╭──

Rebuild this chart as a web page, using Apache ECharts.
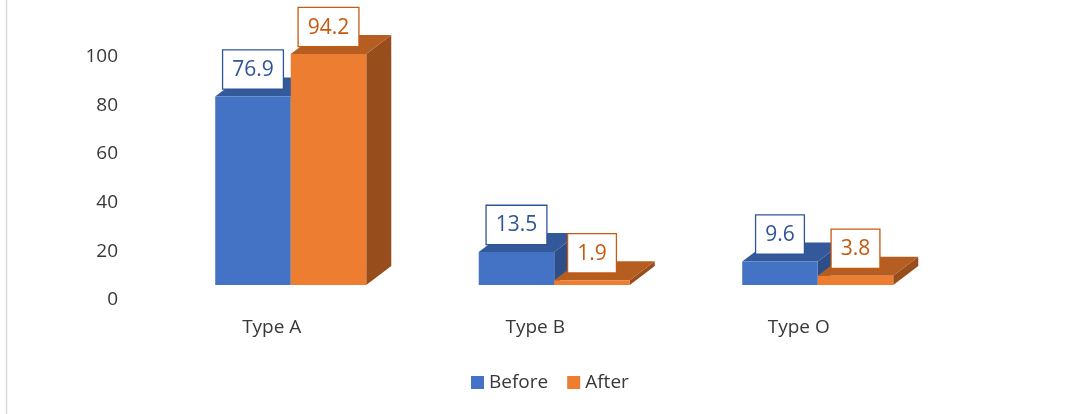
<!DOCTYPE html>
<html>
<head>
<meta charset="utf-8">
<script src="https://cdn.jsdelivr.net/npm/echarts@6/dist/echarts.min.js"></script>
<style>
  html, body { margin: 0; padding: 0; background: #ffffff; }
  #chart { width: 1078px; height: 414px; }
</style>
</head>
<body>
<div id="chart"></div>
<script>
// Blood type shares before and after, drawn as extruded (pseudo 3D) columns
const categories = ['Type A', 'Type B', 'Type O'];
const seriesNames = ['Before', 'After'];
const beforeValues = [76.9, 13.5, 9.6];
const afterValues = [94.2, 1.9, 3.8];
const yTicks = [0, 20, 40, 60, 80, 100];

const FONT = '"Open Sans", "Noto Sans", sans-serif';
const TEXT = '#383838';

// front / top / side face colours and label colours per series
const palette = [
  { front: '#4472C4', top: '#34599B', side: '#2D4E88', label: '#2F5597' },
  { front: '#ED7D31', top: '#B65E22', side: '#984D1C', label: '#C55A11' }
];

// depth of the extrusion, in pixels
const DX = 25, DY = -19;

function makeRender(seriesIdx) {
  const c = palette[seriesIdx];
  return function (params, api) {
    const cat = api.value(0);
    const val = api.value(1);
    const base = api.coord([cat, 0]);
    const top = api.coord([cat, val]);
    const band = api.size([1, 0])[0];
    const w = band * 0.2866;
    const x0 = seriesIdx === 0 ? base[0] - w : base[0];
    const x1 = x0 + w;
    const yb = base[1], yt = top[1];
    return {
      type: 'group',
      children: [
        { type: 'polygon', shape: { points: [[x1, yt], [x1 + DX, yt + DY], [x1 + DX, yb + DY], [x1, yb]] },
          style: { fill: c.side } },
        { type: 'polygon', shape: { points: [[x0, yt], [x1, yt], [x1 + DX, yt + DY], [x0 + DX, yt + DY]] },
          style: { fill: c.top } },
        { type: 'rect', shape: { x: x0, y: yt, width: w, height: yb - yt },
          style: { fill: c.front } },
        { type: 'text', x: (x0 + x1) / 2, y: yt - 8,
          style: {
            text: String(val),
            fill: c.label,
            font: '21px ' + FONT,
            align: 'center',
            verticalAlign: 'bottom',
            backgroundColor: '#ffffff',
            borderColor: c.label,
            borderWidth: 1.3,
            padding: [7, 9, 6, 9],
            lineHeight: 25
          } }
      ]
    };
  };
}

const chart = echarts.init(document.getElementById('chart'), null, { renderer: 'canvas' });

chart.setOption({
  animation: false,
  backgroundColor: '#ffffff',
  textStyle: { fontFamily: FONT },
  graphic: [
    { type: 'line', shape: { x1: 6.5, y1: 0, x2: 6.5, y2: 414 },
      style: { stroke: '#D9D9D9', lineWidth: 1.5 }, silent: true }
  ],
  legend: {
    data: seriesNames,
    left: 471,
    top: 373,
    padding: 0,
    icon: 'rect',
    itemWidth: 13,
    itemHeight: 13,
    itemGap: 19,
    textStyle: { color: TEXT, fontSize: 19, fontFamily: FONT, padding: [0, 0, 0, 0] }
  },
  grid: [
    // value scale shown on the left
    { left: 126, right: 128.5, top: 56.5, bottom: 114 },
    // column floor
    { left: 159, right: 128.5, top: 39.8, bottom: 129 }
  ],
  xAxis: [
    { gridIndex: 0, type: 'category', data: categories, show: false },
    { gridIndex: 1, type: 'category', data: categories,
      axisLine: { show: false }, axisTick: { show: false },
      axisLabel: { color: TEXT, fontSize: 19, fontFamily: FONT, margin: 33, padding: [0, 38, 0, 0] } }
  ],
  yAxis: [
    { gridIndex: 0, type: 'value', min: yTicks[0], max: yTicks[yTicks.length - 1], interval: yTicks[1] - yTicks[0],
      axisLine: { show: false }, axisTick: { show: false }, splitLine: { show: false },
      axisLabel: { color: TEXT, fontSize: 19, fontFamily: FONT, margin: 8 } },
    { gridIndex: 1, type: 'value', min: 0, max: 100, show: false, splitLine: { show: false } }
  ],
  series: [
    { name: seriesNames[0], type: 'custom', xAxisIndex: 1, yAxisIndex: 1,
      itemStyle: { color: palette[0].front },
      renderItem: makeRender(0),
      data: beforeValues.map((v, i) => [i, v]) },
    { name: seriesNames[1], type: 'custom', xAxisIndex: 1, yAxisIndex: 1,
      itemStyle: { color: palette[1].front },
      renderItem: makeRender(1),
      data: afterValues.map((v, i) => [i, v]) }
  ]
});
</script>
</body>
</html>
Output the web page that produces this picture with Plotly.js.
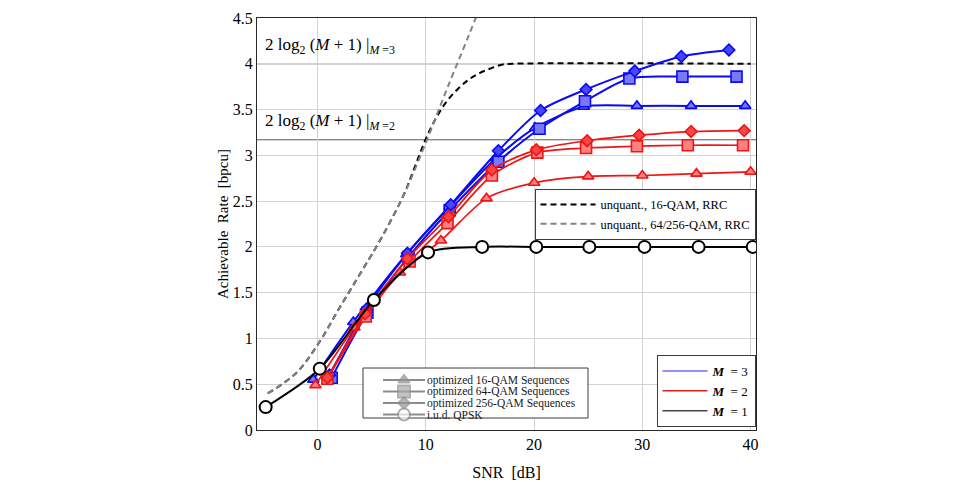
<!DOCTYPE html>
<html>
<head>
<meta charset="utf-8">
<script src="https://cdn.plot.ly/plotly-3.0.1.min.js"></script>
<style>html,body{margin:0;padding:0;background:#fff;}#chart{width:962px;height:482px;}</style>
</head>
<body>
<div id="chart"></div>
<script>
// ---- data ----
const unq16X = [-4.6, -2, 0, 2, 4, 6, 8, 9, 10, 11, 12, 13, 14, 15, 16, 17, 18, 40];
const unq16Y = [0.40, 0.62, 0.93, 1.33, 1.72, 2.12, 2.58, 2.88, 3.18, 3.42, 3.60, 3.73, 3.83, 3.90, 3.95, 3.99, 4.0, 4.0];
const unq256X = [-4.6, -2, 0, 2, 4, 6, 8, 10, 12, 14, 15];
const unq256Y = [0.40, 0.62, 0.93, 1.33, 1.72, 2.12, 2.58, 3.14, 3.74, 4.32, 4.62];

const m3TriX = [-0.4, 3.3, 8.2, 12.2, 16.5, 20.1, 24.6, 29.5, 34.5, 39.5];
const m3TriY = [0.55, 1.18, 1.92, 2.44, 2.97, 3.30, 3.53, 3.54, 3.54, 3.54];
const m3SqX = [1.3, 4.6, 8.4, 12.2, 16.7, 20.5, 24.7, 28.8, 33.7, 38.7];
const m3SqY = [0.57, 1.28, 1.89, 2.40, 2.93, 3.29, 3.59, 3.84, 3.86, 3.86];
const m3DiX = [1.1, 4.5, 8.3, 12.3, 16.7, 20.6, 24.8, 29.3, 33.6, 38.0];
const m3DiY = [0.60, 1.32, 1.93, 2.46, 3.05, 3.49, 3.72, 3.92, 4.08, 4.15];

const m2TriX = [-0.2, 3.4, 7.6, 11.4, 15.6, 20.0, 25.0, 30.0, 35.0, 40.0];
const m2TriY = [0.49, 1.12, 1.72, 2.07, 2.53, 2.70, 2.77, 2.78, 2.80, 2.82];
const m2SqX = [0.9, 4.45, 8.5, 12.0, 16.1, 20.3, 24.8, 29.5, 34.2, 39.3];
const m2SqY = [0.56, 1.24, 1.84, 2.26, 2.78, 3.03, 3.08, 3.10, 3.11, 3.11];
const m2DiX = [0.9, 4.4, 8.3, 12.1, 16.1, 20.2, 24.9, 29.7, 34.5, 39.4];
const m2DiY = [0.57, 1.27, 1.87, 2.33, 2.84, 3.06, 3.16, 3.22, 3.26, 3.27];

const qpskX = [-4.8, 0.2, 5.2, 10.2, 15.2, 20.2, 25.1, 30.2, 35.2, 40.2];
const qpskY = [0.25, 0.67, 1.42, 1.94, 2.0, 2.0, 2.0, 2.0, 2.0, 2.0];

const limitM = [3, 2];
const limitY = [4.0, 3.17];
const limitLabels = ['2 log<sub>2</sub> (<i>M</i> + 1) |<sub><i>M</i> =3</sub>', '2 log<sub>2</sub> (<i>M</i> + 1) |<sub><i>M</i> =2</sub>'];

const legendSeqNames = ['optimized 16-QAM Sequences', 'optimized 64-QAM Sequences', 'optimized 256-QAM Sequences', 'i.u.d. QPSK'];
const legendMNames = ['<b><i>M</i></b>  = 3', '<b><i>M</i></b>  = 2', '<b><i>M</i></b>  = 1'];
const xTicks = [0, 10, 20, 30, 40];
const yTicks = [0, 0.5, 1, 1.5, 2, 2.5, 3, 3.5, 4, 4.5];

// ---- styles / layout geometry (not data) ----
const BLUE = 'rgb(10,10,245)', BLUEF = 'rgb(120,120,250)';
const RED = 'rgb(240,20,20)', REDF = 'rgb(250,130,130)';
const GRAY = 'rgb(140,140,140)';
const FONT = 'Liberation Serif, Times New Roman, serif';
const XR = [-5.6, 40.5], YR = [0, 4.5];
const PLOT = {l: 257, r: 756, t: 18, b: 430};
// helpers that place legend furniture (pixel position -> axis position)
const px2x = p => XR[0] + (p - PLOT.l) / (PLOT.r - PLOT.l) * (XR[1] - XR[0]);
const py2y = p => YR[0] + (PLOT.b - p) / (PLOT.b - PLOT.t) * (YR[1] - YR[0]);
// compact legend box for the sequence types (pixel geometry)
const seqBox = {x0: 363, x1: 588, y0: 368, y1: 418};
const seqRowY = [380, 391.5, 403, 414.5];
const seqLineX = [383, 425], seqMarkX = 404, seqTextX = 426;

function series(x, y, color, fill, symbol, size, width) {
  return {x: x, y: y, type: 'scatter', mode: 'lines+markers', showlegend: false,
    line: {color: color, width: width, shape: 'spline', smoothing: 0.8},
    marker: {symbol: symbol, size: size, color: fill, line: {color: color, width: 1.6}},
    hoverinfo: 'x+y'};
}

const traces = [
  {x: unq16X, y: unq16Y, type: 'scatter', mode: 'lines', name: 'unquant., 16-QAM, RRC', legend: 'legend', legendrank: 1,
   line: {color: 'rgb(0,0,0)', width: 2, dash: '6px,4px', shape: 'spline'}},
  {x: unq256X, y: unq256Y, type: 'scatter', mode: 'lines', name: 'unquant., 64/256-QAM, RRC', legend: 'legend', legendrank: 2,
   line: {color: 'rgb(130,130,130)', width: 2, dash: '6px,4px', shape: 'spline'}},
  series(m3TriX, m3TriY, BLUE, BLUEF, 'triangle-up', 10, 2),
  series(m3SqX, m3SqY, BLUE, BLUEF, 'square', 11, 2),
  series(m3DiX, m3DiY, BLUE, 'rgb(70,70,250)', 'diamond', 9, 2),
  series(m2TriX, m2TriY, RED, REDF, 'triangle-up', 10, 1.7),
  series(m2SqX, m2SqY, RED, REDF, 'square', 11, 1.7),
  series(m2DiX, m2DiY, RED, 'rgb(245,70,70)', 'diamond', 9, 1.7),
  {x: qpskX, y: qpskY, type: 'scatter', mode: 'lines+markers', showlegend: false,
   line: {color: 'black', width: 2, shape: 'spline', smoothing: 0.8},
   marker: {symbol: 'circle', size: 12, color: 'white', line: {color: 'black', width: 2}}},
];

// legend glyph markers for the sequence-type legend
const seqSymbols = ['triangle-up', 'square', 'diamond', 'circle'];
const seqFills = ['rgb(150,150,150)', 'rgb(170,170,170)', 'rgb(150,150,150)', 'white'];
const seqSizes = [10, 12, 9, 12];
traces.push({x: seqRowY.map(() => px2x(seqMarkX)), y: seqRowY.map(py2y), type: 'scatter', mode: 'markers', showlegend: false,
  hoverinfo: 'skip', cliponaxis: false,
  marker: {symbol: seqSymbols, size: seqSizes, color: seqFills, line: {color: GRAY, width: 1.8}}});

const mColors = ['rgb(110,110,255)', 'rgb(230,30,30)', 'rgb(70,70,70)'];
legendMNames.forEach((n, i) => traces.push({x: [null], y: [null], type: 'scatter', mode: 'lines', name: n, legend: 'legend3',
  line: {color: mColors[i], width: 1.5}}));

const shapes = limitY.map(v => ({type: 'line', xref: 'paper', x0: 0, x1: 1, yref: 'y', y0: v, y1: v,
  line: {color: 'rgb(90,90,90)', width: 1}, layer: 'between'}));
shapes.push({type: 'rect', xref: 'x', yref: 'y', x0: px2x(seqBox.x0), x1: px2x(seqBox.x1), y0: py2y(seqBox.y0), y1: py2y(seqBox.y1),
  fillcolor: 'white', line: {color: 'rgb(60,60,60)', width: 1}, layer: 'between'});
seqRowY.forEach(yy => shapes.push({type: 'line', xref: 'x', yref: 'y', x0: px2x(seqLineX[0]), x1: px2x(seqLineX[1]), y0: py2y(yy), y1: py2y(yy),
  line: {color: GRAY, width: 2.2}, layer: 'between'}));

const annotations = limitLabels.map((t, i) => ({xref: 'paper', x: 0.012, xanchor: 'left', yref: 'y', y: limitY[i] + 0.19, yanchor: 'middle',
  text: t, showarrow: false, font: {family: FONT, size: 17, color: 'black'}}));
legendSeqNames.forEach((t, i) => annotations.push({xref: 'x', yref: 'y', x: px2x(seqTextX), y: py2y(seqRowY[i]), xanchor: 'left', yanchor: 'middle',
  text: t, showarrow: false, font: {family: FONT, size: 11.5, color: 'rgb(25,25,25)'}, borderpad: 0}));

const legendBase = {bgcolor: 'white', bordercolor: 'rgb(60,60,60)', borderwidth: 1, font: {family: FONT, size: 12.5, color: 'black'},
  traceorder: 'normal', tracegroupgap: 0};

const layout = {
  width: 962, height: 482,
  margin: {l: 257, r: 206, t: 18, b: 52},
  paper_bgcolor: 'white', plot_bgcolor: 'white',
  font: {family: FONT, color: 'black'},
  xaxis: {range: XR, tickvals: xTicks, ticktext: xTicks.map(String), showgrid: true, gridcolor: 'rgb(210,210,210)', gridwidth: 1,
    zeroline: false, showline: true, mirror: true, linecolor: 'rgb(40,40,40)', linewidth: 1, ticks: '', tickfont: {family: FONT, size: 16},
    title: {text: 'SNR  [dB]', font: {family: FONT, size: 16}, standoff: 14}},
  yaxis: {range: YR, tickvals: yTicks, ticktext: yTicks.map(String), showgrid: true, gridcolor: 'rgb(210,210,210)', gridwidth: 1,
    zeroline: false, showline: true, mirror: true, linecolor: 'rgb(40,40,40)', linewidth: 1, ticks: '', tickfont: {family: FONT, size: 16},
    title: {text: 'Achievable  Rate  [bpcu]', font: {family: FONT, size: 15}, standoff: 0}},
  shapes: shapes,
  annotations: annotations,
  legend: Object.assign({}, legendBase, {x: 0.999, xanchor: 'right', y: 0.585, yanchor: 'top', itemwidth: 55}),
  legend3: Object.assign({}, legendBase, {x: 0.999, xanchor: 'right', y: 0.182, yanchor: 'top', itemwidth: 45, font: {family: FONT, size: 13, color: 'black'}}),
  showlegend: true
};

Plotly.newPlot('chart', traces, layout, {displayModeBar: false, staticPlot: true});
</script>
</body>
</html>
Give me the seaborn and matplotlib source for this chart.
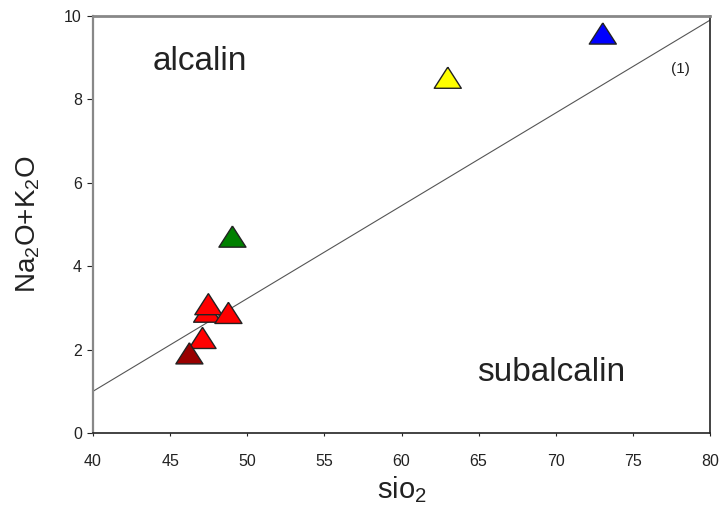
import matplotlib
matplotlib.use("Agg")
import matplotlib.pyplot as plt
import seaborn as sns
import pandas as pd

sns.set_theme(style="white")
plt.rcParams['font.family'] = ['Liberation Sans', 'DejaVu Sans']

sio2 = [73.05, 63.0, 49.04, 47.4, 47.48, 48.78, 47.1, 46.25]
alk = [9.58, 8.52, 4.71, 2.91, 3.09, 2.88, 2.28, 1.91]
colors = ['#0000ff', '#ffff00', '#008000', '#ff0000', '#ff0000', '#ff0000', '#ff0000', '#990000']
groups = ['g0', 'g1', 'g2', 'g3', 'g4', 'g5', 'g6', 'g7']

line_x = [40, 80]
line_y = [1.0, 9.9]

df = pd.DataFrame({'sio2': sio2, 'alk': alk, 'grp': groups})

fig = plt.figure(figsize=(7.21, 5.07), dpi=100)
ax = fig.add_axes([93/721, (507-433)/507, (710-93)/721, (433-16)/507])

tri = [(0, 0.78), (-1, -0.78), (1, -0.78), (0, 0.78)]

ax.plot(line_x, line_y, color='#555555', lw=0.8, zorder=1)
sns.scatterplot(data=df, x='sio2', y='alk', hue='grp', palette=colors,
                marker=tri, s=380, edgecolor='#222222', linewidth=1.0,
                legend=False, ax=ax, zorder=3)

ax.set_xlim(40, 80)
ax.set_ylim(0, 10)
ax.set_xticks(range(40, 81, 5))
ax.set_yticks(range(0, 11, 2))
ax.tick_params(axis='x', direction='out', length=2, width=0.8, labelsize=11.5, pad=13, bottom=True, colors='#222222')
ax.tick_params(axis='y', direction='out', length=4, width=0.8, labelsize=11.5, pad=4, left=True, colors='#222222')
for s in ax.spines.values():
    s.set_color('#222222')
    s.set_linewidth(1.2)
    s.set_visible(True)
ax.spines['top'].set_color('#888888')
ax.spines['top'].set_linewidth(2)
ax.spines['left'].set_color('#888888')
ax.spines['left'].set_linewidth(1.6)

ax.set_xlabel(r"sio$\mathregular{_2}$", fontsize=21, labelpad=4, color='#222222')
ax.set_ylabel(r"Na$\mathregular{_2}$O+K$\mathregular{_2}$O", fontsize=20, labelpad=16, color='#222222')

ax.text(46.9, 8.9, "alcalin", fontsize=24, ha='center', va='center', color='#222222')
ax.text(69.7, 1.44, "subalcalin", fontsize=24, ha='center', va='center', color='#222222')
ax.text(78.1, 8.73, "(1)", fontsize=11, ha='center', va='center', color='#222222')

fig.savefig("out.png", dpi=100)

╰──

Restate the lines of the records exactly, starting at the first and stopping after the line with "const DX = 25, DY = -19;". Leave out any picture.

Rebuild this chart as a web page, using Apache ECharts.
<!DOCTYPE html>
<html>
<head>
<meta charset="utf-8">
<script src="https://cdn.jsdelivr.net/npm/echarts@6/dist/echarts.min.js"></script>
<style>
  html, body { margin: 0; padding: 0; background: #ffffff; }
  #chart { width: 1078px; height: 414px; }
</style>
</head>
<body>
<div id="chart"></div>
<script>
// Blood type shares before and after, drawn as extruded (pseudo 3D) columns
const categories = ['Type A', 'Type B', 'Type O'];
const seriesNames = ['Before', 'After'];
const beforeValues = [76.9, 13.5, 9.6];
const afterValues = [94.2, 1.9, 3.8];
const yTicks = [0, 20, 40, 60, 80, 100];

const FONT = '"Open Sans", "Noto Sans", sans-serif';
const TEXT = '#383838';

// front / top / side face colours and label colours per series
const palette = [
  { front: '#4472C4', top: '#34599B', side: '#2D4E88', label: '#2F5597' },
  { front: '#ED7D31', top: '#B65E22', side: '#984D1C', label: '#C55A11' }
];

// depth of the extrusion, in pixels
const DX = 25, DY = -19;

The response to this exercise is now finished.